A New Approach To Electronic Fabrics Can Turn Your Clothing Into A Remote You’ll Never Lose

A New Approach To Electronic Fabrics Can Turn Your Clothing Into A Remote You’ll Never Lose

Losing the remote is less of a catastrophe these days with TVs that can be controlled using your phone or your voice, but that doesn’t mean there’s no room for improvement. Researchers at Purdue University have developed a way to turn any fabric into a simple electronic device, so your favourite sweatpants for binge-watching Netflix could also double as a wearable remote.

It actually isn’t that challenging to upgrade a piece of clothing with electronic smarts. Google and Levis made a smartphone controlling denim jacket a few years ago, and companies such as Columbia have made jackets with integrated heaters.

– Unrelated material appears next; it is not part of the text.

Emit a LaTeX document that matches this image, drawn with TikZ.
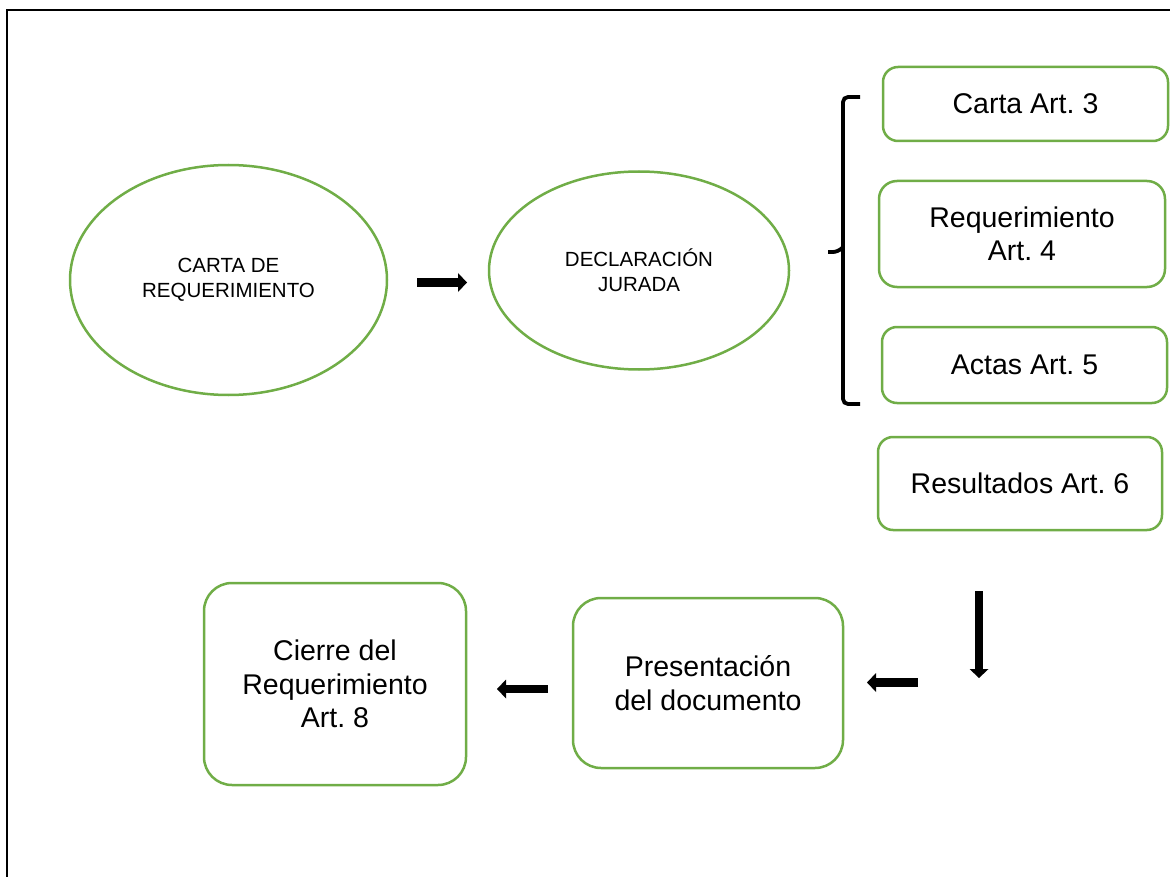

The problem is they always need a power source, such as a battery, that needs occasional charging, and if you want to wash them, you have to temporarily strip out most of the electronic components. In other words, unless you never spill food, don’t sweat and ignore fashion trends, they’re rarely worth the effort.

As detailed in a recently published paper in the Advanced Functional Materials journal, the Purdue researchers have come up with an alternate approach that lets any garment of your choosing be upgraded with electronics.

They started with fabrics that are widely available and already used in commercial clothing manufacturing such as wool, cotton and spandex. The fabrics were first sprayed with a mixture containing conductive silver nanoflakes, followed by a second layer of polytetrafluoroethylene (an ingredient used in the creation of Teflon coatings) to encapsulate the flakes and create electrodes.

This was followed with a treatment of fluoroalkylated organosilanes, which help make the previous layers both conductive and oleophobic. Then they were integrated into a garment through the use of an embroidery process that creates physical, tactile controls using conductive sewing thread.

A final spray with an omniphobic coating ensures that these omniphobic triboelectric nanogenerators — also known as RF-TENGs — will keep working in the presence of liquids and moisture, including sweat.

Depending on the embroidery pattern used and where they’re applied on a garment, these electronic upgrades could potentially be completely invisible as they also don’t require a chunky battery to be integrated. Thanks to a phenomenon known as the triboelectric effect, as the wearer moves and interacts with the RF-TENGs, its layers rub together and generate an electric charge.

It’s not enough to charge a smartphone, or even physically shock the wearer, but as the Purdue researchers have demonstrated, its enough to hack together a crude remote on the collar of a shirt for playing and pausing music, a volume control that works as a finger slides up and down it, and even power LED status lights.

You can bet ravers will be the earliest adopters once this research moves from the lab and into the streets.